Back in August, The Licensing Letter predicted Fanatics would try to acquire one of its competitors, and with the collapse of Topps’ go-public deal, it was likely to be them, despite any hard feelings over the MLB strategy. That’s exactly what happened this week, and it is now equally likely Fanatics will now try to corner the market by bidding for Panini, Upper Deck, or both.

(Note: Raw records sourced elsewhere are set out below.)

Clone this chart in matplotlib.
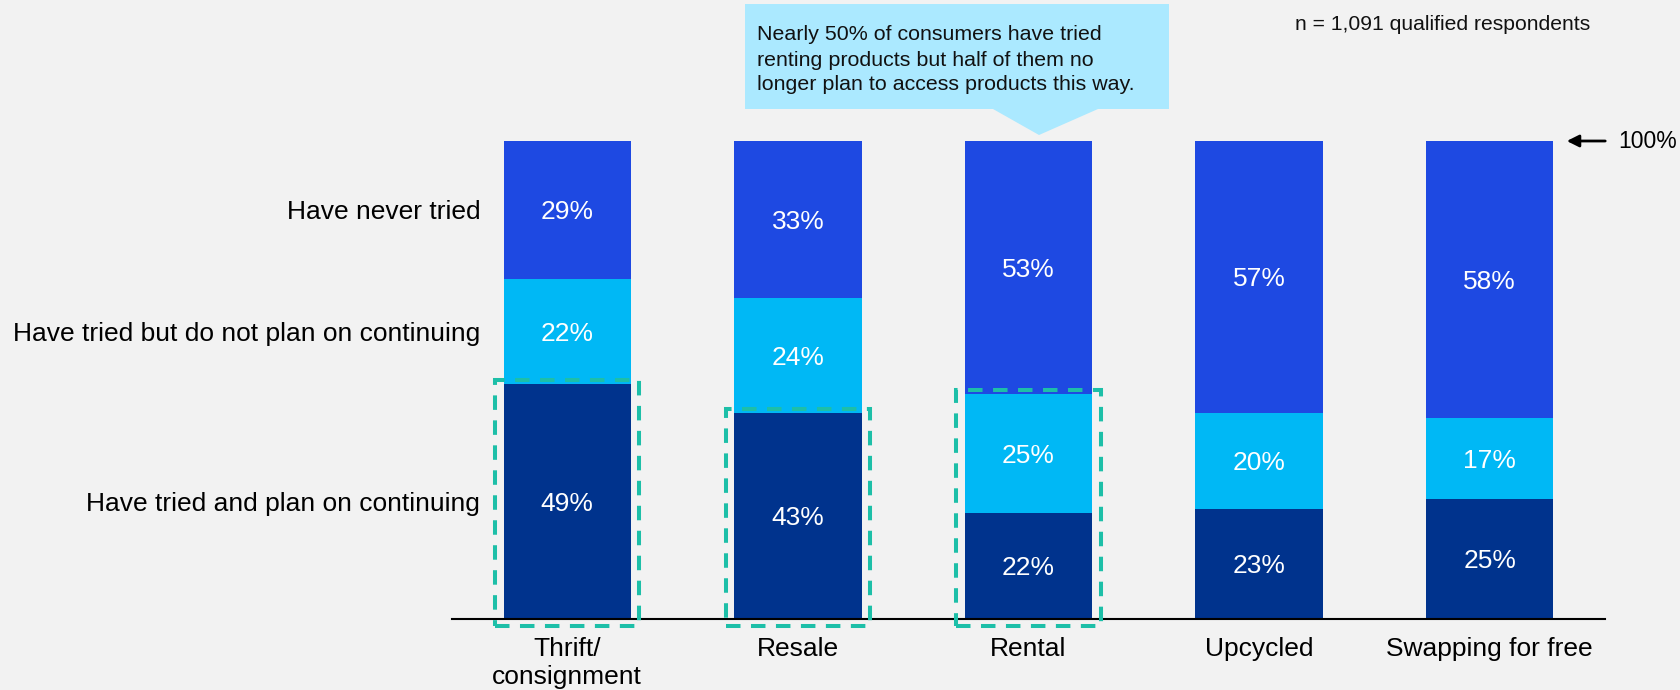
import matplotlib.pyplot as plt
import numpy as np
from matplotlib.patches import Rectangle, Polygon

plt.rcParams['font.family'] = ['Liberation Sans', 'DejaVu Sans']

categories = ["Thrift/\nconsignment", "Resale", "Rental", "Upcycled", "Swapping for free"]
tried_continue = [49, 43, 22, 23, 25]
tried_stop = [22, 24, 25, 20, 17]
never_tried = [29, 33, 53, 57, 58]
row_labels = ["Have tried and plan on continuing",
              "Have tried but do not plan on continuing",
              "Have never tried"]
# which bars get the dashed highlight, and how many segments it wraps
highlight = {0: 1, 1: 1, 2: 2}

colors = ["#00338D", "#00B8F5", "#1E49E2"]
bg = "#F2F2F2"
teal = "#1DBFA8"

W, H = 1681, 690
fig = plt.figure(figsize=(W / 100, H / 100), dpi=100, facecolor=bg)
ax = fig.add_axes([452 / W, (H - 618.5) / H, (1605 - 452) / W, 478 / H])
ax.set_facecolor(bg)

x = np.arange(len(categories))
bw = 0.553
series = [tried_continue, tried_stop, never_tried]
bottom = np.zeros(len(categories))
for vals, col in zip(series, colors):
    vals = np.array(vals)
    ax.bar(x, vals, bw, bottom=bottom, color=col, linewidth=0)
    for xi, b, v in zip(x, bottom, vals):
        ax.text(xi, b + v / 2 - 0.5, f"{v}%", ha="center", va="center",
                color="white", fontsize=19)
    bottom = bottom + vals

# row labels on the left, centred on the first bar's segments
first = np.cumsum([s[0] for s in series])
seg_mid = first - np.array([s[0] for s in series]) / 2
for lab, ym in zip(row_labels, seg_mid):
    ax.text(-0.378, ym - 0.5, lab, ha="right", va="center", fontsize=19,
            color="black")

# dashed highlight boxes
for i, nseg in highlight.items():
    top = sum(s[i] for s in series[:nseg])
    pad = 0.036
    rect = Rectangle((i - bw / 2 - pad, -1.6), bw + 2 * pad, top + 2.4,
                     fill=False, edgecolor=teal, linewidth=2.9,
                     linestyle=(0, (3.6, 2.6)), clip_on=False, zorder=5)
    ax.add_patch(rect)

ax.set_xlim(-0.5, 4.5)
ax.set_ylim(0, 100)
ax.set_xticks(x)
ax.set_xticklabels(categories, fontsize=19, linespacing=1.25)
ax.tick_params(axis="x", length=0, pad=13)
ax.set_yticks([])
for s in ["top", "right", "left"]:
    ax.spines[s].set_visible(False)
ax.spines["bottom"].set_linewidth(1.5)
ax.spines["bottom"].set_color("black")

# overlay in pixel coordinates for annotations
ov = fig.add_axes([0, 0, 1, 1])
ov.set_xlim(0, W)
ov.set_ylim(H, 0)
ov.axis("off")
ov.patch.set_alpha(0)

callout = Polygon([(745, 4), (1169, 4), (1169, 109), (1098, 109), (1039, 135),
                   (993, 109), (745, 109)], closed=True,
                  facecolor="#ABE9FF", edgecolor="none")
ov.add_patch(callout)
ov.text(757, 60, "Nearly 50% of consumers have tried\nrenting products but half of them no\n"
        "longer plan to access products this way.", ha="left", va="center",
        fontsize=15.4, linespacing=1.4, color="#111111")

ov.text(1295, 25, "n = 1,091 qualified respondents", ha="left", va="center",
        fontsize=15.2, color="#111111")

ov.annotate("", xy=(1564, 141), xytext=(1608, 141),
            arrowprops=dict(arrowstyle="-|>", color="black", lw=2,
                            mutation_scale=18))
ov.text(1618, 141, "100%", ha="left", va="center", fontsize=16.5)

fig.savefig("out.png", dpi=100, facecolor=bg)
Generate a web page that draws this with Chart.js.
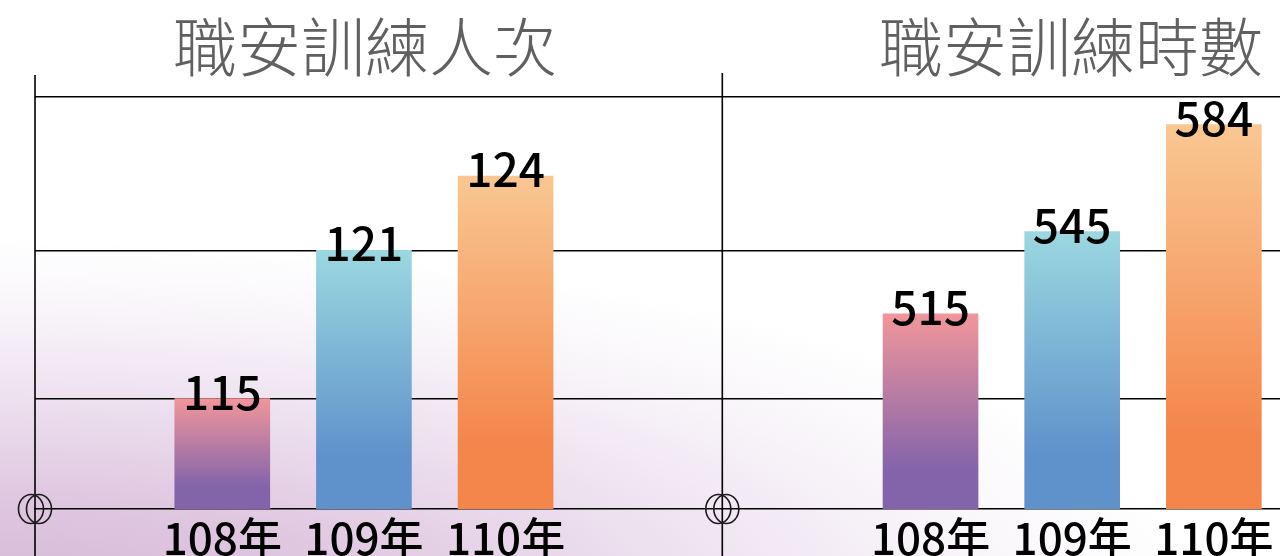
<!DOCTYPE html>
<html lang="zh-Hant">
<head>
<meta charset="utf-8">
<script src="https://cdn.jsdelivr.net/npm/chart.js@4.4.1/dist/chart.umd.min.js"></script>
<style>
  html, body { margin: 0; padding: 0; }
  body {
    width: 1280px;
    height: 556px;
    overflow: hidden;
    position: relative;
    background:
      radial-gradient(ellipse 1200px 360px at 0px 600px, #d6b8d6 0%, #e0c8e1 30%, #eee2f0 58%, #f9f6fa 82%, rgba(255, 255, 255, 0) 100%),
      #ffffff;
    font-family: "Noto Sans CJK TC", "Noto Sans", sans-serif;
  }
  .title {
    position: absolute;
    top: 11px;
    width: 600px;
    text-align: center;
    font-size: 64px;
    line-height: 64px;
    font-weight: 300;
    color: #606060;
    white-space: nowrap;
  }
  #chartWrap { position: absolute; left: 0; top: 0; width: 1280px; height: 600px; }
</style>
</head>
<body>
<div class="title" id="titleLeft" style="left:65px"></div>
<div class="title" id="titleRight" style="left:771px"></div>
<div id="chartWrap"><canvas id="trainingChart" width="1280" height="600"></canvas></div>

<script>
const titles = ["職安訓練人次", "職安訓練時數"];
const categories = ["108年", "109年", "110年"];
const traineeCounts = [115, 121, 124];
const trainingHours = [515, 545, 584];

// slot positions on the shared x axis (left group / right group)
const leftSlots = [0, 1, 2];
const rightSlots = [5, 6, 7];
const dividerSlot = 3.53;

// horizontal rules, in left-axis units
const ruleValues = [115, 121, 127.2];

const barColors = [
  ["#f1969b", "#8364aa"],
  ["#9bd8e0", "#5f91cb"],
  ["#f9c792", "#f4864c"]
];

const labelFont = '"Noto Sans CJK TC", "Noto Sans", sans-serif';

document.getElementById("titleLeft").textContent = titles[0];
document.getElementById("titleRight").textContent = titles[1];

function barGradient(context) {
  const chart = context.chart;
  const pair = barColors[context.dataIndex] || barColors[0];
  if (!chart.chartArea || context.type !== "data") return pair[1];
  const ds = chart.data.datasets[context.datasetIndex];
  const scale = chart.scales[ds.yAxisID];
  const top = scale.getPixelForValue(context.raw.y);
  const bottom = scale.getPixelForValue(scale.min);
  if (!isFinite(top) || !isFinite(bottom) || bottom - top < 1) return pair[1];
  const gradient = chart.ctx.createLinearGradient(0, top, 0, bottom);
  gradient.addColorStop(0, pair[0]);
  gradient.addColorStop(0.8, pair[1]);
  gradient.addColorStop(1, pair[1]);
  return gradient;
}

function slotLabel(value) {
  let i = leftSlots.indexOf(value);
  if (i < 0) i = rightSlots.indexOf(value);
  return i < 0 ? "" : categories[i];
}

const valueLabels = {
  id: "valueLabels",
  afterDatasetsDraw(chart) {
    const ctx = chart.ctx;
    ctx.save();
    ctx.font = "500 46px " + labelFont;
    ctx.fillStyle = "#000";
    ctx.textAlign = "center";
    ctx.textBaseline = "alphabetic";
    chart.data.datasets.forEach((ds, di) => {
      chart.getDatasetMeta(di).data.forEach((bar, i) => {
        ctx.fillText(String(ds.data[i].y), bar.x, bar.y + 11);
      });
    });
    ctx.restore();
  }
};

const axisDecor = {
  id: "axisDecor",
  afterDraw(chart) {
    const ctx = chart.ctx;
    const area = chart.chartArea;
    const xs = [area.left, chart.scales.x.getPixelForValue(dividerSlot)];
    const tops = [75, 73];
    ctx.save();
    ctx.strokeStyle = "#000";
    ctx.lineWidth = 1.6;
    xs.forEach((x, k) => {
      ctx.beginPath();
      ctx.moveTo(x, tops[k]);
      ctx.lineTo(x, chart.height);
      ctx.stroke();
    });
    ctx.strokeStyle = "#1a1a1a";
    ctx.lineWidth = 1.6;
    xs.forEach((x) => {
      [-4, 4].forEach((dx) => {
        ctx.beginPath();
        ctx.ellipse(x + dx, area.bottom, 12.5, 14.5, 0, 0, Math.PI * 2);
        ctx.stroke();
      });
    });
    ctx.restore();
  }
};

new Chart(document.getElementById("trainingChart"), {
  type: "bar",
  data: {
    datasets: [
      {
        label: titles[0],
        data: traineeCounts.map((v, i) => ({ x: leftSlots[i], y: v })),
        yAxisID: "y",
        backgroundColor: barGradient,
        borderWidth: 0,
        barThickness: 95,
        grouped: false
      },
      {
        label: titles[1],
        data: trainingHours.map((v, i) => ({ x: rightSlots[i], y: v })),
        yAxisID: "y2",
        backgroundColor: barGradient,
        borderWidth: 0,
        barThickness: 95,
        grouped: false
      }
    ]
  },
  options: {
    responsive: false,
    animation: false,
    devicePixelRatio: 1,
    layout: { padding: { left: 35, right: 0, top: 97, bottom: 0 } },
    plugins: {
      legend: { display: false },
      tooltip: { enabled: false },
      title: { display: false }
    },
    scales: {
      x: {
        type: "linear",
        min: -1.322,
        max: 7.467,
        offset: false,
        grid: { display: false, drawTicks: false },
        border: { display: true, color: "#000", width: 1.6 },
        afterBuildTicks(scale) {
          scale.ticks = leftSlots.concat(rightSlots).map((v) => ({ value: v }));
        },
        afterFit(scale) { scale.height = 91; },
        ticks: {
          autoSkip: false,
          maxRotation: 0,
          padding: 3,
          color: "#000",
          font: { family: labelFont, size: 44, weight: "500" },
          callback: (value) => slotLabel(value)
        }
      },
      y: {
        min: 110.53,
        max: 127.2,
        grid: { color: "#000", lineWidth: 1.4, drawTicks: false },
        border: { display: false },
        ticks: { display: false },
        afterBuildTicks(scale) {
          scale.ticks = ruleValues.map((v) => ({ value: v }));
        },
        afterFit(scale) { scale.width = 0; }
      },
      y2: {
        display: false,
        min: 443.8,
        max: 594.1
      }
    }
  },
  plugins: [valueLabels, axisDecor]
});
</script>
</body>
</html>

Even more worrying for competitors is the fact Rubin is very closely tied to all of the major leagues in North America. In fact, he is the current owner of the NBA’s Philadelphia 76ers and the NHL’s New Jersey Devils, and he has made lucrative offers to other major league sports executives. Reporting by the Wall Street Journal, relying on sources close to the deal, also indicated that in addition to the MLB and the MLB Players’ Association, the NBA, the NBA players’ union, and the NFL players’ union will all be getting a stake in the new trading card company being formed by Fanatics.
Right now, the NBA and the NFL have licensing agreements with Panini America. The NBA’s agreement with Panini runs through 2025 and the NFL’s is through 2026. Most observers in the space now expect Fanatics will make a play for those licensing agreements as well, a job made easier by the fact the NBA and the player’s unions were getting a stake in the new business.